My work involves making Jasmin compiler more reliable and trustworthy. I formally proved (using the theorem prover Coq) that the Jasmin compiler preserves cryptographic constant-time property. The development is present here.

I also extended the previous work to prove (using the theorem prover Coq) the preservation of constant-time property targeting the fine-grained leakage models. The fine-grained leakage model extends the baseline leakage model (leaking only branching condition and accessed memory addresses) to include stronger (taking into account time-variable operations) and weaker leakage models (leaking the cache line of the address being accessed). The development is present here.

I also worked on providing mitigations against "Spectre" attacks (mainly Spectre v1) for a simple language using an information-flow based type-system. The soundness of the type system is proved using Coq. The development is present here. This idea is also extended for Jasmin framework. The soundness proof is done on paper.
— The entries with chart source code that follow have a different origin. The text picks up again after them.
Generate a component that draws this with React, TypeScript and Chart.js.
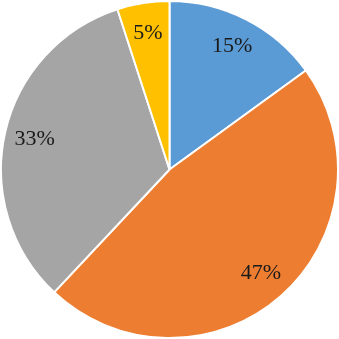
import React, { useEffect, useRef } from "react";
import { Chart, registerables } from "chart.js";

Chart.register(...registerables);

const categories = ["A", "B", "C", "D"];
const values = [15, 47, 33, 5];
const labels = ["15%", "47%", "33%", "5%"];
const colors = ["#5B9BD5", "#ED7D31", "#A5A5A5", "#FFC000"];

const labelPlugin = {
  id: "sliceLabels",
  afterDatasetsDraw(chart: any) {
    const ctx = chart.ctx;
    const meta = chart.getDatasetMeta(0);
    ctx.save();
    ctx.font = '22px "Liberation Serif", "Times New Roman", serif';
    ctx.fillStyle = "#1a1a1a";
    ctx.textAlign = "center";
    ctx.textBaseline = "middle";
    meta.data.forEach((arc: any, i: number) => {
      const { x, y, startAngle, endAngle, outerRadius } = arc.getProps(
        ["x", "y", "startAngle", "endAngle", "outerRadius"],
        true
      );
      const mid = (startAngle + endAngle) / 2;
      const r = outerRadius * 0.82;
      ctx.fillText(labels[i], x + Math.cos(mid) * r, y + Math.sin(mid) * r);
    });
    ctx.restore();
  },
};

export default function App() {
  const ref = useRef<HTMLCanvasElement>(null);
  useEffect(() => {
    document.body.style.margin = "0";
    const chart = new Chart(ref.current!, {
      type: "pie",
      data: {
        labels: categories,
        datasets: [
          {
            data: values,
            backgroundColor: colors,
            borderColor: "#ffffff",
            borderWidth: 2,
          },
        ],
      },
      options: {
        animation: false,
        responsive: false,
        layout: { padding: 0 },
        plugins: { legend: { display: false }, tooltip: { enabled: false } },
      },
      plugins: [labelPlugin],
    });
    return () => chart.destroy();
  }, []);
  return (
    <div style={{ width: 339, height: 339, background: "#fff" }}>
      <canvas ref={ref} width={339} height={339} style={{ display: "block" }} />
    </div>
  );
}
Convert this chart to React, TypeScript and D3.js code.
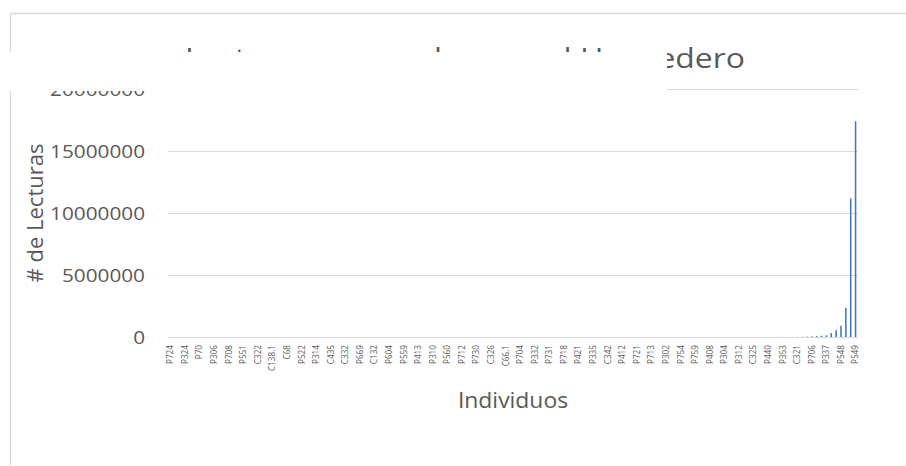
import React from "react";
import * as d3 from "d3";

const title = "Lecturas mapeadas con el Hospedero";
const xTitle = "Individuos";
const yTitle = "# de Lecturas";

// labels shown on the axis (every 3rd individual)
const shownLabels = [
  "P724", "P324", "P70", "P306", "P708", "P551", "C322", "C138.1", "C68", "P522",
  "P314", "C435", "C332", "P669", "C132", "P604", "P559", "P413", "P310", "P560",
  "P712", "P730", "C326", "C66.1", "P704", "P332", "P731", "P718", "P421", "P335",
  "C342", "P412", "P721", "P713", "P302", "P754", "P759", "P408", "P304", "P312",
  "C325", "P440", "P353", "C321", "P706", "P337", "P548", "P549",
];

// read counts per individual (sorted ascending), 142 individuals
const values = [
  3, 5, 7, 9, 11, 14, 16, 19, 22, 25,
  28, 31, 34, 38, 41, 45, 49, 53, 57, 61,
  66, 70, 75, 80, 85, 90, 96, 102, 108, 114,
  120, 127, 134, 141, 148, 156, 164, 172, 180, 189,
  198, 207, 217, 227, 237, 248, 259, 270, 282, 294,
  306, 319, 332, 346, 360, 374, 389, 404, 420, 436,
  453, 470, 488, 506, 525, 544, 564, 584, 605, 627,
  649, 672, 695, 719, 744, 769, 795, 822, 850, 878,
  907, 937, 968, 1000, 1032, 1066, 1100, 1135, 1172, 1209,
  1247, 1287, 1328, 1370, 1413, 1458, 1504, 1551, 1600, 1650,
  1702, 1756, 1811, 1868, 1927, 1988, 2051, 2116, 2183, 2252,
  2324, 2398, 2475, 2555, 2637, 2722, 2811, 2903, 2998, 3097,
  3200, 3400, 3700, 4100, 4600, 5300, 6200, 7500, 9300, 12000,
  18000, 30000, 45000, 70000, 100000, 140000, 320000, 540000, 910000, 2340000,
  11180000, 17400000,
];

const yTicks = [0, 5000000, 10000000, 15000000, 20000000];

const W = 906;
const H = 466;
const plotL = 168;
const plotR = 858;
const plotT = 89;
const plotB = 337;
const textColor = "#595959";
const gridColor = "#d9d9d9";
const barColor = "#4472C4";
const font = "'Open Sans', sans-serif";
const stretch = 1.11;

export default function App() {
  const x = d3
    .scaleBand<number>()
    .domain(d3.range(values.length))
    .range([plotL, plotR])
    .padding(0);
  const y = d3.scaleLinear().domain([0, 20000000]).range([plotB, plotT]);
  const step = x.step();
  const bw = step / 3.19;

  return (
    <svg
      width={W}
      height={H}
      style={{ position: "absolute", left: 0, top: 0, background: "#fff" }}
      fontFamily={font}
    >
      {/* chart border */}
      <line x1={10.5} x2={W} y1={13.5} y2={13.5} stroke={gridColor} strokeWidth={1.3} />
      <line x1={10.5} x2={10.5} y1={13.5} y2={465} stroke={gridColor} strokeWidth={1.3} />

      {/* title */}
      <text
        x={465}
        y={68}
        textAnchor="middle"
        fontSize={28}
        fill={textColor}
        textLength={560}
        lengthAdjust="spacingAndGlyphs"
      >
        {title}
      </text>

      {/* gridlines */}
      {yTicks.map((t) => (
        <line
          key={t}
          x1={plotL}
          x2={plotR}
          y1={Math.round(y(t)) + 0.5}
          y2={Math.round(y(t)) + 0.5}
          stroke={gridColor}
          strokeWidth={1.2}
        />
      ))}

      {/* y tick labels */}
      {yTicks.map((t) => (
        <text
          key={"l" + t}
          transform={`translate(145,${y(t)}) scale(${stretch},1)`}
          dy="0.36em"
          textAnchor="end"
          fontSize={18.7}
          fill={textColor}
        >
          {t}
        </text>
      ))}

      {/* bars */}
      {values.map((v, i) => (
        <rect
          key={i}
          x={(x(i) as number) + step / 2 - bw / 2}
          width={bw}
          y={y(v)}
          height={plotB - y(v)}
          fill={barColor}
        />
      ))}

      {/* x tick labels */}
      {shownLabels.map((lab, k) => {
        const i = k * 3;
        const cx = (x(i) as number) + step / 2;
        return (
          <text
            key={lab + k}
            transform={`translate(${cx},345) rotate(-90)`}
            textAnchor="end"
            dy="0.35em"
            fontSize={8.2}
            fill={textColor}
          >
            {lab}
          </text>
        );
      })}

      {/* axis titles */}
      <text
        transform={`translate(513,408) scale(1.05,1)`}
        textAnchor="middle"
        fontSize={21.8}
        fill={textColor}
      >
        {xTitle}
      </text>
      <text
        transform={`translate(35,213) rotate(-90)`}
        textAnchor="middle"
        dy="0.35em"
        fontSize={22}
        fill={textColor}
      >
        {yTitle}
      </text>

      {/* white mask over top-left region */}
      <rect x={0} y={52} width={667} height={39} fill="#fff" />
    </svg>
  );
}
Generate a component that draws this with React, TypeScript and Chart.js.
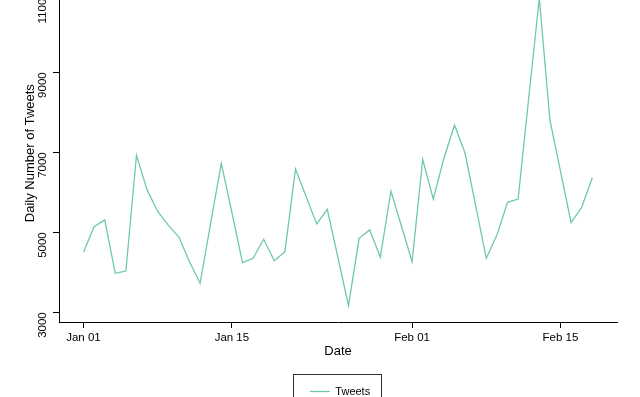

The development is present here.

Research during Masters

I worked on desigining a message passing-based language that incorporates an intensional design of the receive expression. This intensional receive helps in reasoning about the type of the message received by any process and its effect. Intensional design of receive expression integrates static and dynamic type checking and allows the effect of the message received to be intensionally inspected through a notion of dynamic typing. This enables reasoning about the effect of the message received from the head of the mailbox while retaining static type safety. The idea is formally verified for soundness using Coq. The development is present here.